Return the lines below exactly, from the first line to the line that contains "sedPodsErr, depSensor1Err, depSensor2Err];". Leave out pictures.
*** Source data
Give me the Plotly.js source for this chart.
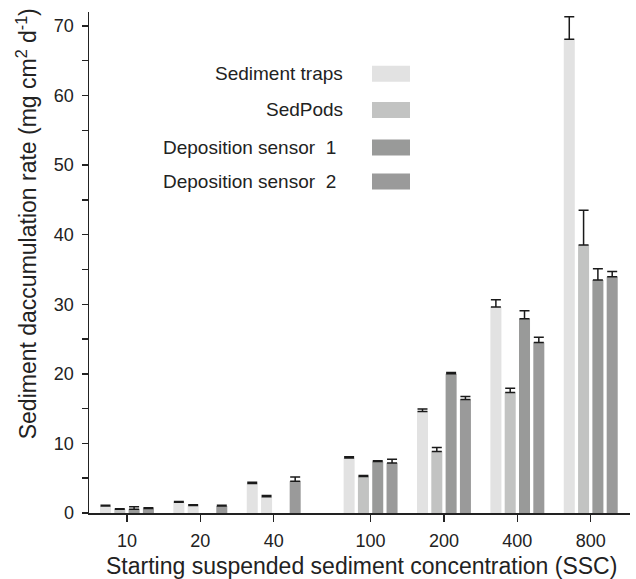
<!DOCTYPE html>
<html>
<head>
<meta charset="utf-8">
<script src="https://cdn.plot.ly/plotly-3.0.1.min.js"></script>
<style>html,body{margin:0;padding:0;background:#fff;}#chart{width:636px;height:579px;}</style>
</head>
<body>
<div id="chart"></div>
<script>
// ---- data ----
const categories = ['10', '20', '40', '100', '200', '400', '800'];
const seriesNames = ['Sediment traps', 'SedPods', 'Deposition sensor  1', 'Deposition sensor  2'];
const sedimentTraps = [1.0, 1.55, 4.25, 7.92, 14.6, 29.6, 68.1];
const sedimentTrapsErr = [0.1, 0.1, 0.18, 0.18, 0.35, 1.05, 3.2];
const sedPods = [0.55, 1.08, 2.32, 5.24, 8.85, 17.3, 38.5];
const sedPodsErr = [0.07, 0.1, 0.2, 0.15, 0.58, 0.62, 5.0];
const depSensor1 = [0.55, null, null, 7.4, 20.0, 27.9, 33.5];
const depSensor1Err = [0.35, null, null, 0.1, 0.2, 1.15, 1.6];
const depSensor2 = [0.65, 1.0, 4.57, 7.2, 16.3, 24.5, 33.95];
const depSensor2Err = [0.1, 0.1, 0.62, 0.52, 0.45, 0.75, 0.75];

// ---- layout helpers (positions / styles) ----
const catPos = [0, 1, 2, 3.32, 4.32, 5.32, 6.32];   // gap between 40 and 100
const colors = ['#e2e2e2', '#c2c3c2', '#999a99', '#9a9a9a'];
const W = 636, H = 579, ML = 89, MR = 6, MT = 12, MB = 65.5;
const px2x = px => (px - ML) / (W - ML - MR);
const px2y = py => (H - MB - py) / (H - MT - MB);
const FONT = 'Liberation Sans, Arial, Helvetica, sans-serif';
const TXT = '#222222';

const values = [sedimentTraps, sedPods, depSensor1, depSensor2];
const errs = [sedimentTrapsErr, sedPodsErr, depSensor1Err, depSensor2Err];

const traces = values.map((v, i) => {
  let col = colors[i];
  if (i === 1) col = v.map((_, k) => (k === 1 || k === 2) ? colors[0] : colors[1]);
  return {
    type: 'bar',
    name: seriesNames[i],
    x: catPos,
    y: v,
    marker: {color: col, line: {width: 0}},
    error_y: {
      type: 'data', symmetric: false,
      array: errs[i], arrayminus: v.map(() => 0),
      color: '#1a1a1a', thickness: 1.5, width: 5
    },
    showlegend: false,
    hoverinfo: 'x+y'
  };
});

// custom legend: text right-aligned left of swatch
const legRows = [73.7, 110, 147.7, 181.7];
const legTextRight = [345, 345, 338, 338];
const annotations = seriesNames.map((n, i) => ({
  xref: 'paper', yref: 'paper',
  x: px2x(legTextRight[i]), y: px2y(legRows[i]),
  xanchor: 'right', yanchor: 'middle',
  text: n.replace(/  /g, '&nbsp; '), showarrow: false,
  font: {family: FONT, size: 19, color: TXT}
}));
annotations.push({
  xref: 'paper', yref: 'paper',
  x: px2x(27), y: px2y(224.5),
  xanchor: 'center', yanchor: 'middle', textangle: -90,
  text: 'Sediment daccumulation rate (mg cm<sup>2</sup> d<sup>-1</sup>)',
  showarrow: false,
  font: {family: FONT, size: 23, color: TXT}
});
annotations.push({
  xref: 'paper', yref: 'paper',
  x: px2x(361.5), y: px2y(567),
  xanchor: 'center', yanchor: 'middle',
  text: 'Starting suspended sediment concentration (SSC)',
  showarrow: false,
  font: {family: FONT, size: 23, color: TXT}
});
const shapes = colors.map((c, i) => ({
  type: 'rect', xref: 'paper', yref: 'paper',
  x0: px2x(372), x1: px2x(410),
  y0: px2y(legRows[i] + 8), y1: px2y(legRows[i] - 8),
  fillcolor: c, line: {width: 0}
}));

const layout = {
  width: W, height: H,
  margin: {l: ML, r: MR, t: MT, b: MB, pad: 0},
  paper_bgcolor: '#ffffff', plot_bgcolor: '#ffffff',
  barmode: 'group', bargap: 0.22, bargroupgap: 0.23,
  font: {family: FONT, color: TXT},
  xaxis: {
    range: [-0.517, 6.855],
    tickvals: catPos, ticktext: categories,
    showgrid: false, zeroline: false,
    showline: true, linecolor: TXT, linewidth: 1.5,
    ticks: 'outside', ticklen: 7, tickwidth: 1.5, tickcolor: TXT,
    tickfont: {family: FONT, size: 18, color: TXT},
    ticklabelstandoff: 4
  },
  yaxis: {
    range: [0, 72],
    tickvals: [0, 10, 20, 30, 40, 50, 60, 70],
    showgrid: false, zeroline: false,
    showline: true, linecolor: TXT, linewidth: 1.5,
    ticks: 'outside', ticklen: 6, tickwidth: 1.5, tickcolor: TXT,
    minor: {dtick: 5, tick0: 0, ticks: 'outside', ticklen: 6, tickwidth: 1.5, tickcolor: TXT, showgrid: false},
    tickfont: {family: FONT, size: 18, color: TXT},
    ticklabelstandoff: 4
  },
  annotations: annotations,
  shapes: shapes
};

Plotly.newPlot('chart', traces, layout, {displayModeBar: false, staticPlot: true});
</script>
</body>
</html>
******
**Task result**
Give me the Plotly.js source for this chart.
<!DOCTYPE html>
<html>
<head>
<meta charset="utf-8">
<script src="https://cdn.plot.ly/plotly-3.0.1.min.js"></script>
<style>html,body{margin:0;padding:0;background:#fff;}#chart{width:636px;height:579px;}</style>
</head>
<body>
<div id="chart"></div>
<script>
// ---- data ----
const categories = ['10', '20', '40', '100', '200', '400', '800'];
const seriesNames = ['Sediment traps', 'SedPods', 'Deposition sensor  1', 'Deposition sensor  2'];
const sedimentTraps = [1.0, 1.55, 4.25, 7.92, 14.6, 29.6, 68.1];
const sedimentTrapsErr = [0.1, 0.1, 0.18, 0.18, 0.35, 1.05, 3.2];
const sedPods = [0.55, 1.08, 2.32, 5.24, 8.85, 17.3, 38.5];
const sedPodsErr = [0.07, 0.1, 0.2, 0.15, 0.58, 0.62, 5.0];
const depSensor1 = [0.55, null, null, 7.4, 20.0, 27.9, 33.5];
const depSensor1Err = [0.35, null, null, 0.1, 0.2, 1.15, 1.6];
const depSensor2 = [0.65, 1.0, 4.57, 7.2, 16.3, 24.5, 33.95];
const depSensor2Err = [0.1, 0.1, 0.62, 0.52, 0.45, 0.75, 0.75];

// ---- layout helpers (positions / styles) ----
const catPos = [0, 1, 2, 3.32, 4.32, 5.32, 6.32];   // gap between 40 and 100
const colors = ['#e2e2e2', '#c2c3c2', '#999a99', '#9a9a9a'];
const W = 636, H = 579, ML = 89, MR = 6, MT = 12, MB = 65.5;
const px2x = px => (px - ML) / (W - ML - MR);
const px2y = py => (H - MB - py) / (H - MT - MB);
const FONT = 'Liberation Sans, Arial, Helvetica, sans-serif';
const TXT = '#222222';

const values = [sedimentTraps, sedPods, depSensor1, depSensor2];
const errs = [sedimentTrapsErr, sedPodsErr, depSensor1Err, depSensor2Err];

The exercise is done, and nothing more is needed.